What to do about Westbrook Village? That is the question
The recent termination of a deal between the developer MDDS and the city of Shawnee to bring a big-box retailer to the Westbrook Village Shopping Center has only added to the frustrations of the largely vacant center’s business tenants.
But on the table during a brainstorming session held last week at Planet Sub were free sandwiches and assurances that the 240,000-square-foot shopping center is still a high priority for the city.
“This shopping center is of the utmost importance to the city,” said Andrew Nave, executive director of Shawnee’s Economic Development Council. “We’re not giving up on this center just because this one project didn’t work.”
At the meeting were city officials, including City Manager Carol Gonzales, and owners of some of the center’s businesses. Nave talked a bit about the deal, which was to have been a TIF project where a certain portion of sales taxes would have gone toward paying for the business. He also confirmed reports that had an agreement been reached, the home improvement store Menards would have been the slated build for the center.
This isn’t the first drawback to befall the struggling center at 75th and Quivira, however, which has long failed to draw much interest from prospective business owners and developers and is currently 95 percent vacant. Nave touched briefly on the Dillons that was formerly located there and that closed its doors a number of years ago, along with three other grocery stores in Shawnee.
“That really hurt us,” he said.
Other challenges, he said, have included the sheer size of the space. Nave said Westbrook is the second-largest shopping center in the city and one of the largest in northern Johnson County. Such a large shopping center would normally be located on a highway, he said, not in a neighborhood like 75th and Quivira.
“So we’re kind of stuck with quite a bit of square footage,” Nave said.
The city has had other difficulties with getting the center’s owners on board with new projects, he said. Westbrook isn’t owned by the city, but by WBCMT 2006-C27 Quivira Road, LLC, which is affiliated with LNR Partners, a national real estate company purchased by Starwood Property Trust and Starwood Capital Group in 2013, according to Businessweek.com.

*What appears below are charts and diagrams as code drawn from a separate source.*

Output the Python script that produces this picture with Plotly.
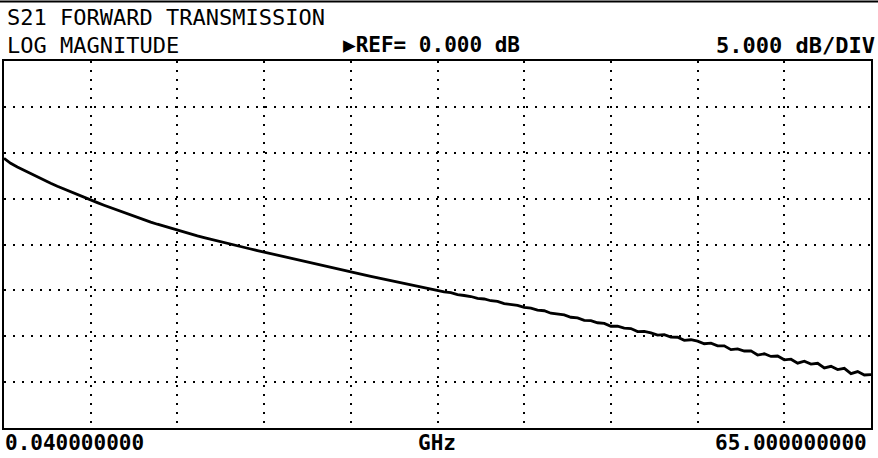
import numpy as np
import plotly.graph_objects as go

# Sweep settings (from the screen annotations)
f_start_ghz = 0.04
f_stop_ghz = 65.0
n_points = 131
ref_db = 0.0
db_per_div = 5.0

# S21 magnitude (dB)
s21_db = [
    -0.60, -1.15, -1.55, -1.92, -2.29, -2.68, -3.01, -3.33, -3.65, -3.96,
    -4.26, -4.57, -4.87, -5.17, -5.44, -5.72, -5.99, -6.26, -6.54, -6.81,
    -7.07, -7.32, -7.56, -7.79, -8.01, -8.23, -8.44, -8.65, -8.85, -9.05,
    -9.24, -9.43, -9.62, -9.80, -9.98, -10.15, -10.32, -10.49, -10.66, -10.83,
    -11.00, -11.17, -11.36, -11.53, -11.70, -11.86, -12.03, -12.19, -12.36, -12.52,
    -12.69, -12.85, -13.01, -13.16, -13.32, -13.47, -13.62, -13.77, -13.92, -14.07,
    -14.22, -14.41, -14.53, -14.70, -14.89, -14.99, -15.16, -15.25, -15.46, -15.56,
    -15.67, -15.88, -15.94, -16.13, -16.21, -16.45, -16.52, -16.64, -16.86, -16.94,
    -17.15, -17.22, -17.49, -17.55, -17.68, -17.93, -18.00, -18.27, -18.29, -18.53,
    -18.60, -18.91, -18.91, -19.11, -19.16, -19.49, -19.46, -19.63, -19.88, -19.83,
    -20.09, -20.11, -20.45, -20.38, -20.54, -20.82, -20.76, -21.05, -21.04, -21.46,
    -21.37, -21.61, -21.60, -22.05, -21.91, -22.20, -22.15, -22.57, -22.50, -22.93,
    -22.72, -23.04, -22.95, -23.45, -23.28, -23.63, -23.50, -24.07, -23.85, -24.22,
    -24.18,
]

freq_ghz = np.linspace(f_start_ghz, f_stop_ghz, n_points)

title_line1 = "S21 FORWARD TRANSMISSION"
title_line2 = "LOG MAGNITUDE"
ref_label = "▶REF= 0.000 dB"
scale_label = "5.000 dB/DIV"
start_label = "0.040000000"
stop_label = "65.000000000"
unit_label = "GHz"

FONT = "DejaVu Sans Mono"

fig = go.Figure()
fig.add_trace(go.Scatter(
    x=freq_ghz, y=s21_db, mode="lines",
    line=dict(color="black", width=2.8),
    hoverinfo="skip", showlegend=False,
))

x_div = (f_stop_ghz - f_start_ghz) / 10
fig.update_xaxes(
    range=[f_start_ghz, f_stop_ghz], tick0=f_start_ghz, dtick=x_div,
    showticklabels=False, ticks="",
    showgrid=True, gridcolor="black", gridwidth=1.6, griddash="2px,7px",
    showline=True, linecolor="black", linewidth=2, mirror=True,
    zeroline=False,
)
fig.update_yaxes(
    range=[ref_db - 6 * db_per_div, ref_db + 2 * db_per_div],
    tick0=ref_db, dtick=db_per_div,
    showticklabels=False, ticks="",
    showgrid=True, gridcolor="black", gridwidth=1.6, griddash="2px,7px",
    showline=True, linecolor="black", linewidth=2, mirror=True,
    zeroline=False,
)

W, H = 878, 458
L, R, T, B = 4, 7, 61, 30
ph = H - T - B
pw = W - L - R


def px(x):
    return (x - L) / pw


def py(y):
    return (H - B - y) / ph


ann = []
ann.append(dict(text=title_line1, x=px(5), y=py(17), xanchor="left", yanchor="middle",
                font=dict(family=FONT, size=22, color="black")))
ann.append(dict(text=title_line2, x=px(5), y=py(45), xanchor="left", yanchor="middle",
                font=dict(family=FONT, size=22, color="black")))
ann.append(dict(text="<b>" + ref_label + "</b>", x=px(341), y=py(45), xanchor="left", yanchor="middle",
                font=dict(family=FONT, size=21, color="black")))
ann.append(dict(text="<b>" + scale_label + "</b>", x=px(877), y=py(45), xanchor="right", yanchor="middle",
                font=dict(family=FONT, size=22, color="black")))
ann.append(dict(text="<b>" + start_label + "</b>", x=px(3), y=py(443), xanchor="left", yanchor="middle",
                font=dict(family=FONT, size=21, color="black")))
ann.append(dict(text="<b>" + unit_label + "</b>", x=px(437), y=py(443), xanchor="center", yanchor="middle",
                font=dict(family=FONT, size=21, color="black")))
ann.append(dict(text="<b>" + stop_label + "</b>", x=px(869), y=py(443), xanchor="right", yanchor="middle",
                font=dict(family=FONT, size=21, color="black")))
for a in ann:
    a.update(xref="paper", yref="paper", showarrow=False)

fig.update_layout(
    width=W, height=H,
    margin=dict(l=L, r=R, t=T, b=B, pad=0),
    paper_bgcolor="white", plot_bgcolor="white",
    annotations=ann,
    shapes=[dict(type="line", xref="paper", yref="paper",
                 x0=px(0), x1=px(W), y0=py(1.5), y1=py(1.5),
                 line=dict(color="black", width=2))],
)

fig.write_html("out.html", config={"displayModeBar": False},
               post_script="document.body.style.margin='0';")
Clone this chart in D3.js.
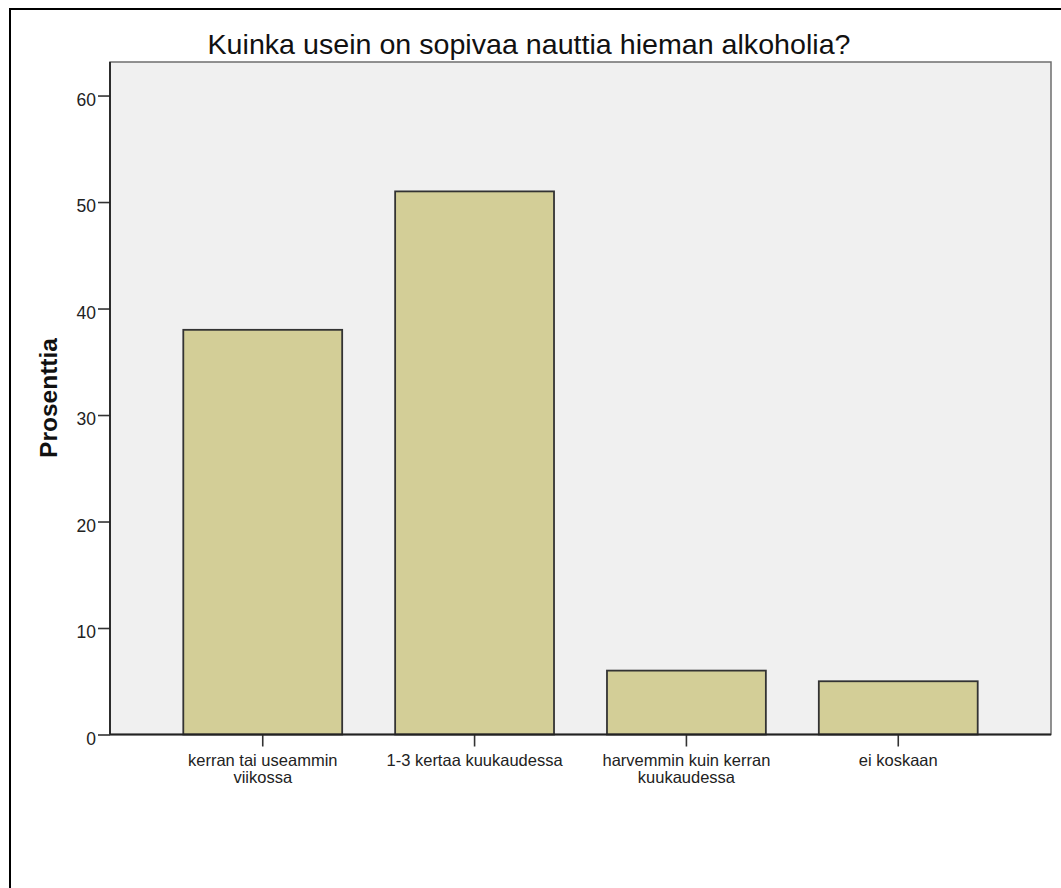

Though they were invited to the brainstorming session, Nave said, representatives with WBCMT did not attend.
“We’ve had communication with the property owner (in the past),” Nave said, “but it hasn’t been what I would hope for.”
Nave opened the floor up to comments and suggestions from business owners as to what to do to try to make Westbrook thrive. Working toward turning the center into a multi-use one that would include apartments or senior housing was discussed at length. But an underlying frustration among the owners at the lack of progress was palpable.
“I think you guys are on the right track. In order for the center to work, you’re definitely right, it has to be mixed use, it’s just too much space,” said Ryan Joy, director of franchising for Planet Sub. “I guess the bad thing for us is, I don’t see an end in sight to the issue.”
“If you don’t have a willing landlord or an owner, there’s only so much you guys can do,” added Greg Porembski, owner of Pizza Street. “If they’re not motivated, nothing’s going to change.”
Both Nave and Gonzales spoke about the city’s continued efforts to bring business to Westbrook.
“We’ve tried lots and lots of things, we’re going to keep trying lots of things, we have to keep trying lots of things because this shopping center is so important to us,” Gonzales said. “We’re open to different uses. Obviously, the Menards concept is different than what you would think of working on this corner, but, you know, we’ve got to try some stuff.”